Singular perturbation theory for the thermodynamic properties of holographic QCD

TL;DR

This paper applies singular perturbation theory to improve the understanding of thermodynamics in holographic QCD, providing uniform approximations for black-hole solutions and matching lattice data.

Contribution

It introduces a novel application of singular perturbation techniques to holographic QCD, yielding more accurate thermodynamic predictions across temperature regimes.

Findings

Resummation of high-temperature expansions improves theoretical accuracy.

Quadratic temperature dependence emerges naturally in free energy.

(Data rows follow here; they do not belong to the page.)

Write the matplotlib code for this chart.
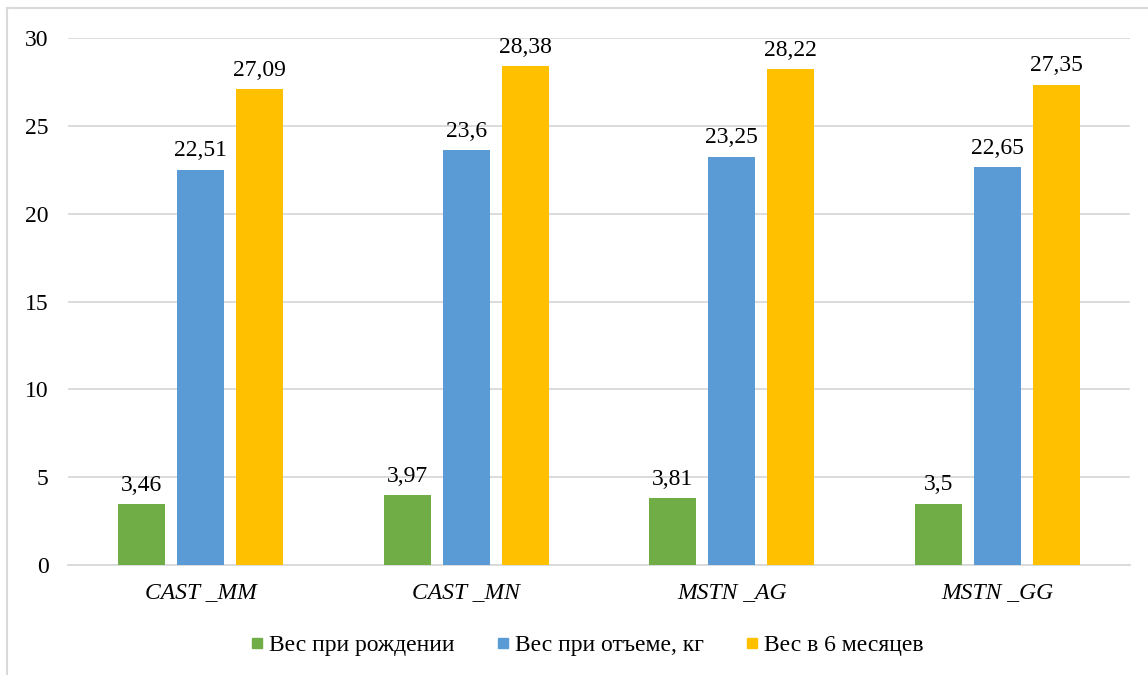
import matplotlib
matplotlib.use("Agg")
import matplotlib.pyplot as plt
import numpy as np
from matplotlib.lines import Line2D

categories = ["CAST _MM", "CAST _MN", "MSTN _AG", "MSTN _GG"]
series_names = ["Вес при рождении", "Вес при отъеме, кг", "Вес в 6 месяцев"]
birth = [3.46, 3.97, 3.81, 3.5]
weaning = [22.51, 23.6, 23.25, 22.65]
six_months = [27.09, 28.38, 28.22, 27.35]
yticks = [0, 5, 10, 15, 20, 25, 30]

colors = ["#70AD47", "#5B9BD5", "#FFC000"]

plt.rcParams["font.family"] = ["Liberation Serif", "DejaVu Serif"]
FS = 17

fig = plt.figure(figsize=(11.48, 6.75), dpi=100)
ax = fig.add_axes([68 / 1148, 1 - 565 / 675, 1062 / 1148, 527 / 675])

x = np.arange(len(categories))
width = 0.177
step = 0.222
for i, (vals, name, c) in enumerate(zip([birth, weaning, six_months], series_names, colors)):
    pos = x + (i - 1) * step
    bars = ax.bar(pos, vals, width=width, color=c, label=name, zorder=3)
    for b, v in zip(bars, vals):
        ax.annotate(f"{v:g}".replace(".", ","), (b.get_x() + b.get_width() / 2, v),
                    xytext=(0, 6), textcoords="offset points",
                    ha="center", va="bottom", fontsize=FS, color="#000000")

ax.set_xlim(-0.5, 3.5)
ax.set_ylim(0, 30)
ax.set_yticks(yticks)
ax.set_yticklabels([str(t) for t in yticks], fontsize=FS)
ax.set_xticks(x)
ax.set_xticklabels(categories, fontsize=FS, style="italic")
ax.tick_params(axis="both", length=0)
ax.tick_params(axis="y", pad=14)
ax.tick_params(axis="x", pad=12)
ax.yaxis.grid(True, color="#D9D9D9", linewidth=1.3, zorder=0)
for s in ["top", "right", "left"]:
    ax.spines[s].set_visible(False)
ax.spines["bottom"].set_color("#D9D9D9")
ax.spines["bottom"].set_linewidth(1.3)

handles = [Line2D([], [], marker="s", linestyle="none", markersize=7.5,
                  markerfacecolor=c, markeredgecolor=c) for c in colors]
fig.legend(handles, series_names, loc="center", bbox_to_anchor=(585 / 1148, 1 - 645 / 675),
           ncol=3, frameon=False, fontsize=FS, handletextpad=0.05, columnspacing=1.6,
           handlelength=0.9)

# chart frame
fig.add_artist(Line2D([7 / 1148, 7 / 1148], [0, 1 - 8 / 675], color="#D9D9D9", linewidth=1.5,
                      transform=fig.transFigure))
fig.add_artist(Line2D([7 / 1148, 1], [1 - 8 / 675, 1 - 8 / 675], color="#D9D9D9", linewidth=1.5,
                      transform=fig.transFigure))

fig.savefig("out.png", dpi=100)
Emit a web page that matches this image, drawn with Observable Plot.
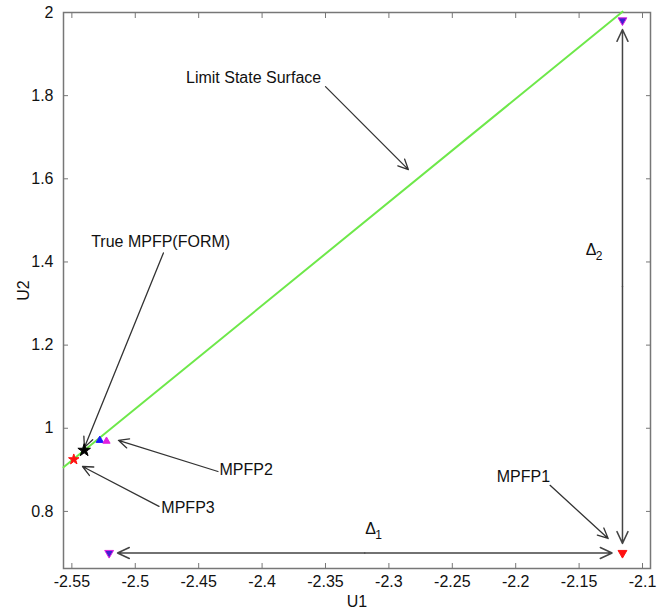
<!DOCTYPE html>
<html>
<head>
<meta charset="utf-8">
<script src="https://cdn.jsdelivr.net/npm/d3@7"></script>
<script src="https://cdn.jsdelivr.net/npm/@observablehq/plot@0.6"></script>
<style>
  html, body { margin: 0; padding: 0; background: #fff; }
  #chart svg { display: block; }
</style>
</head>
<body>
<div id="chart"></div>
<script>
// Axis ticks
const xTicks = [-2.55, -2.5, -2.45, -2.4, -2.35, -2.3, -2.25, -2.2, -2.15, -2.1];
const yTicks = [0.8, 1, 1.2, 1.4, 1.6, 1.8, 2];

// Limit state surface (straight line)
const limitU1 = [-2.5566, -2.1158];
const limitU2 = [0.906, 2.002];

// Markers
const markerNames = ["MPFP3", "True MPFP", "MPFP2a", "MPFP2b", "D1 start", "MPFP1", "D2 end"];
const markerU1 = [-2.5485, -2.5403, -2.528, -2.5227, -2.5206, -2.1158, -2.1158];
const markerU2 = [0.925, 0.947, 0.971, 0.969, 0.700, 0.700, 1.981];
const markerShape = ["star", "star", "triangle", "triangle", "triangle", "triangle", "triangle"];
const markerRotate = [0, 0, 0, 0, 180, 180, 180];
const markerFill = ["#ff1010", "#000000", "#1a1aff", "#e020e0", "#4020d0", "#ff1010", "#4020d0"];
const markerStroke = ["#ff1010", "#000000", "#1a1aff", "#e020e0", "#e020e0", "#ff1010", "#e020e0"];
const markerR = [4.5, 6.5, 3, 3, 4.5, 4.5, 4.5];

// Annotation arrows
const arrowFromU1 = [-2.35, -2.4778, -2.4348, -2.4813, -2.1729];
const arrowFromU2 = [1.8217, 1.4217, 0.896, 0.812, 0.8627];
const arrowToU1 = [-2.2846, -2.5401, -2.5133, -2.5416, -2.1271];
const arrowToU2 = [1.622, 0.954, 0.971, 0.908, 0.735];

// Double arrows (Delta1 horizontal, Delta2 vertical)
const d1U1 = [-2.514, -2.124];
const d1U2 = 0.700;
const d2U1 = -2.1158;
const d2U2 = [0.723, 1.959];

// Labels
const labelText = ["Limit State Surface", "True MPFP(FORM)", "MPFP2", "MPFP3", "MPFP1"];
const labelU1 = [-2.4067, -2.4800, -2.4126, -2.4584, -2.1939];
const labelU2 = [1.843, 1.448, 0.901, 0.8096, 0.884];
const deltaSub = ["1", "2"];
const deltaU1 = [-2.3145, -2.1405];
const deltaU2 = [0.758, 1.428];

const markers = markerNames.map((n, i) => ({
  name: n, u1: markerU1[i], u2: markerU2[i], shape: markerShape[i],
  rot: markerRotate[i], fill: markerFill[i], stroke: markerStroke[i], r: markerR[i]
}));
const arrows = arrowFromU1.map((v, i) => ({x1: v, y1: arrowFromU2[i], x2: arrowToU1[i], y2: arrowToU2[i]}));
const d1Mid = (d1U1[0] + d1U1[1]) / 2;
const d2Mid = (d2U2[0] + d2U2[1]) / 2;
const dblArrows = [
  {x1: d1Mid, y1: d1U2, x2: d1U1[0], y2: d1U2},
  {x1: d1Mid, y1: d1U2, x2: d1U1[1], y2: d1U2},
  {x1: d2U1, y1: d2Mid, x2: d2U1, y2: d2U2[0]},
  {x1: d2U1, y1: d2Mid, x2: d2U1, y2: d2U2[1]}
];
const labels = labelText.map((t, i) => ({t, u1: labelU1[i], u2: labelU2[i]}));
const deltas = deltaSub.map((s, i) => ({s, u1: deltaU1[i], u2: deltaU2[i]}));
const line = limitU1.map((v, i) => ({u1: v, u2: limitU2[i]}));

const fmt = d => String(+d.toFixed(2)).replace("\u2212", "-");
const axisColor = "#777";
const font = "Liberation Sans, Arial, Helvetica, sans-serif";

const chart = Plot.plot({
  width: 666,
  height: 609,
  marginLeft: 63,
  marginRight: 16,
  marginTop: 12,
  marginBottom: 41,
  style: {fontFamily: font, fontSize: "16px", color: "#111", background: "#fff"},
  x: {domain: [-2.5566, -2.0937]},
  y: {domain: [0.6627, 2.0]},
  marks: [
    Plot.frame({stroke: axisColor, strokeWidth: 1.5}),
    // labelled axes
    Plot.axisX({anchor: "bottom", ticks: xTicks, tickFormat: fmt, tickSize: 0, tickPadding: 7,
      label: "U1", labelAnchor: "center", labelOffset: 38, labelArrow: "none", fontSize: 16, fill: "#111"}),
    Plot.axisY({anchor: "left", ticks: yTicks, tickFormat: fmt, tickSize: 0, tickPadding: 10,
      label: "U2", labelAnchor: "center", labelOffset: 46, labelArrow: "none", fontSize: 16, fill: "#111"}),
    // inward ticks on all four sides
    Plot.axisX({anchor: "bottom", ticks: xTicks, tickSize: -5, tickFormat: () => "", label: null, stroke: axisColor}),
    Plot.axisX({anchor: "top", ticks: xTicks, tickSize: -5, tickFormat: () => "", label: null, stroke: axisColor}),
    Plot.axisY({anchor: "left", ticks: yTicks, tickSize: -5, tickFormat: () => "", label: null, stroke: axisColor}),
    Plot.axisY({anchor: "right", ticks: yTicks, tickSize: -5, tickFormat: () => "", label: null, stroke: axisColor}),
    // limit state surface
    Plot.line(line, {x: "u1", y: "u2", stroke: "#6ee84a", strokeWidth: 2}),
    // annotation arrows
    Plot.arrow(arrows, {x1: "x1", y1: "y1", x2: "x2", y2: "y2", stroke: "#333", strokeWidth: 1.3, headLength: 13, headAngle: 50}),
    Plot.arrow(dblArrows, {x1: "x1", y1: "y1", x2: "x2", y2: "y2", stroke: "#444", strokeWidth: 1.5, headLength: 13, headAngle: 50}),
    // markers
    Plot.dot(markers, {x: "u1", y: "u2", symbol: "shape", rotate: "rot", fill: d => d.fill, stroke: d => d.stroke, r: "r", strokeWidth: 1}),
    // labels
    Plot.text(labels, {x: "u1", y: "u2", text: "t", fontSize: 16, fill: "#111", fontFamily: font}),
    Plot.text(deltas, {x: "u1", y: "u2", text: () => "Δ", fontSize: 16, fill: "#111", fontFamily: font}),
    Plot.text(deltas, {x: "u1", y: "u2", text: "s", fontSize: 12, dx: 8, dy: 6, fill: "#111", fontFamily: font})
  ]
});
document.getElementById("chart").appendChild(chart);
</script>
</body>
</html>
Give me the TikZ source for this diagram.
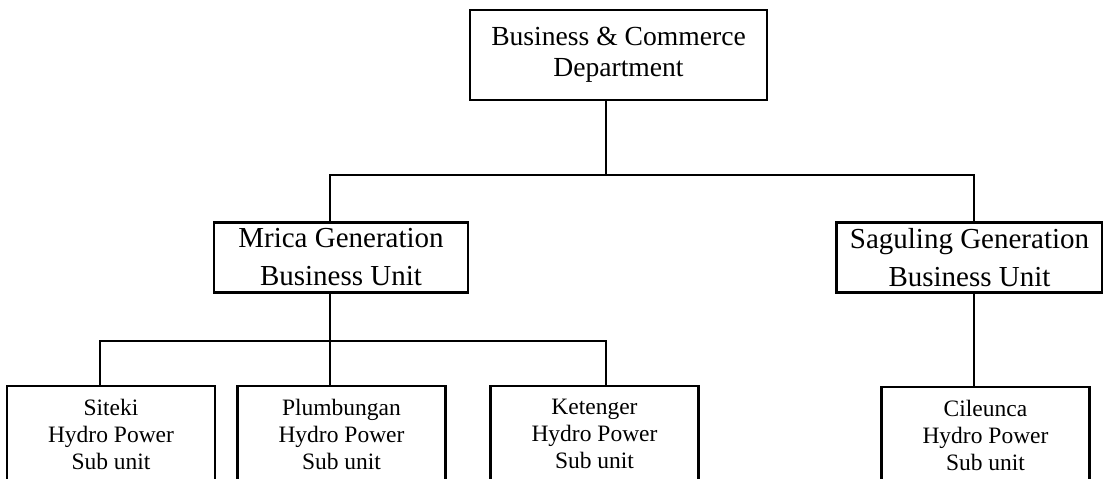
\documentclass[tikz,border=0pt]{standalone}
\usepackage{fontspec}
\setmainfont{Liberation Serif}
\usepackage{tikz}

\begin{document}
\begin{tikzpicture}[
    x=0.5pt,
    y=-0.5pt,
    kotak/.style={
        rectangle,
        draw,
        line width=1.1pt,
        align=center,
        inner sep=0pt
    },
    dept/.style={
        kotak,
        minimum width=148.5pt,
        minimum height=45pt,
        font=\fontsize{13.8}{15.5}\selectfont
    },
    unit/.style={
        kotak,
        minimum height=35pt,
        font=\fontsize{14.5}{19}\selectfont
    },
    subunit/.style={
        kotak,
        minimum width=104pt,
        minimum height=48pt,
        font=\fontsize{11.75}{13.5}\selectfont
    },
    garis/.style={
        line width=1.1pt
    }
]

\clip (0,0) rectangle (1103,478);

\node[dept] (dept) at (618.5,55) {Business \& Commerce\\Department};

\node[unit, minimum width=127pt] (mrica) at (341,257.5) {Mrica Generation\\Business Unit};
\node[unit, minimum width=133pt] (saguling) at (969.5,257.5) {Saguling Generation\\Business Unit};

\node[subunit] (siteki) at (111,434) {Siteki\\Hydro Power\\Sub unit};
\node[subunit] (plumbungan) at (341.5,434) {Plumbungan\\Hydro Power\\Sub unit};
\node[subunit] (ketenger) at (594.5,434) {Ketenger\\Hydro Power\\Sub unit};
\node[subunit] (cileunca) at (985.5,435) {Cileunca\\Hydro Power\\Sub unit};

% garis penghubung
\coordinate (bus1l) at (330,175);
\coordinate (bus1m) at (606,175);
\coordinate (bus1r) at (974,175);
\coordinate (bus2l) at (100,341);
\coordinate (bus2m) at (330,341);
\coordinate (bus2r) at (606,341);

\draw[garis] (dept.south -| bus1m) -- (bus1m);
\draw[garis] (mrica.north -| bus1l) -- (bus1l) -- (bus1r) -- (saguling.north -| bus1r);

\draw[garis] (mrica.south -| bus2m) -- (bus2m);
\draw[garis] (siteki.north -| bus2l) -- (bus2l) -- (bus2r) -- (ketenger.north -| bus2r);
\draw[garis] (bus2m) -- (plumbungan.north -| bus2m);

\draw[garis] (saguling.south -| bus1r) -- (cileunca.north -| bus1r);

\end{tikzpicture}
\end{document}
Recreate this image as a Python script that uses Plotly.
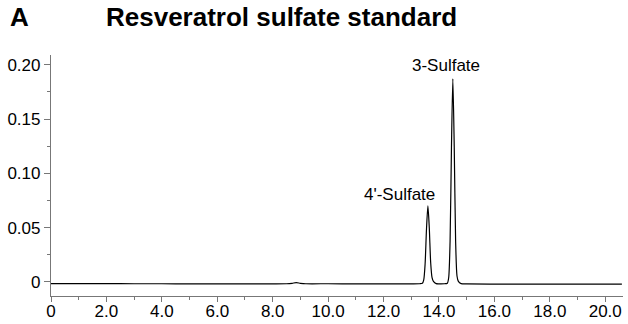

Gluon condensate estimate aligns well with phenomenological values.

Abstract

We explore the thermodynamics of a black-hole solution in improved holographic QCD with a simple dilaton potential having two parameters. By applying techniques of singular perturbation theory, we get uniform approximations for the metric and the dilaton field in the two regimes of big and small black-holes. These techniques lead to a resummation of the naive expansion at high temperatures, providing an important theoretical improvement with respect to previous results in the literature. By using this technique, it is shown how a quadratic dependence at low enough temperatures can naturally appear in the free energy. A comparison with lattice data of gluodynamics is performed. It is provided as well an estimate of the value of the gluon condensate at zero temperature which turns out to be in quite good agreement with the accepted values in the literature from phenomenological studies of QCD.